NAME
Net::Dynect::REST::Response - A response object from a request to Dynect
SYNOPSIS
use Net::Dynect::REST;
my $dynect = Net::Dynect::REST->new(user_name => $user, customer_name => $customer, password => $password);
use Net::Dynect::REST::Request;
my $request = Net::Dynect::REST::Request->new(operation => 'read', service => 'Zone');
$response = $dynect->execute($request);
print $response . "\n";
print $response->status . "\n";
METHODS
Creating
- new
-
This creates a new Response object. It can optionally take the arguments (as a hash ref) of:
format => $format
The valid format of the mssage, eithe JSON, YAML, XML, or HTML.
content => $content
The decoded content from the HTTP response.
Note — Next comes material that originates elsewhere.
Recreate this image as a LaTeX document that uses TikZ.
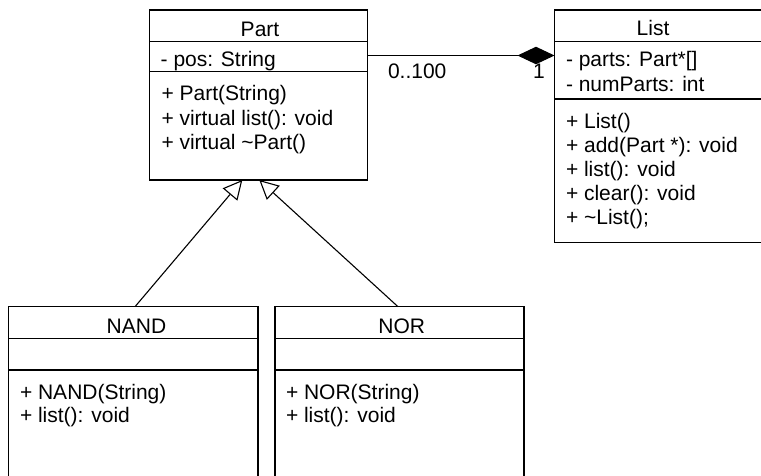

request_duration => $duration
The time (in seconds, as a float) between the request being sent, and this response being returned.
request_time => $time
The time the request was submitted to dynect (ie, this response was recieved as request_time + request_duration).
Attributes
- job_id
-
This is the job_id for a request. It may be that, if a request takes longer thana short period to process, a follow up request shoul dbe sent, with his job id, to get the eventual results.
- status
-
This is one of 'success', 'failure' or 'incomplete'.
- msgs
-
This is an array of zero or more messages that were returned. See Net::Dynect::REST::Response::Msg for details of what eachof these look like.
- data
-
This is the data part of the message that was returned.
- request_duration
-
This is th elengh of time, in seconds as a float, between the request being submitted, and this reponse being received.
- request_time
-
This was the time that the corresponding request that this response was built for, was submitted to Dynect.
SEE ALSO
Net::Dynect::REST, Net::Dynect::REST::Request, Net::Dynect::REST::Response::Data, Net::Dynect::REST::Response::Msg, Net::Dynect::REST::info.
AUTHOR
James Bromberger, james@rcpt.to
COPYRIGHT AND LICENSE
Copyright (C) 2010 by James Bromberger
This library is free software; you can redistribute it and/or modify it under the same terms as Perl itself, either Perl version 5.10.1 or, at your option, any later version of Perl 5 you may have available.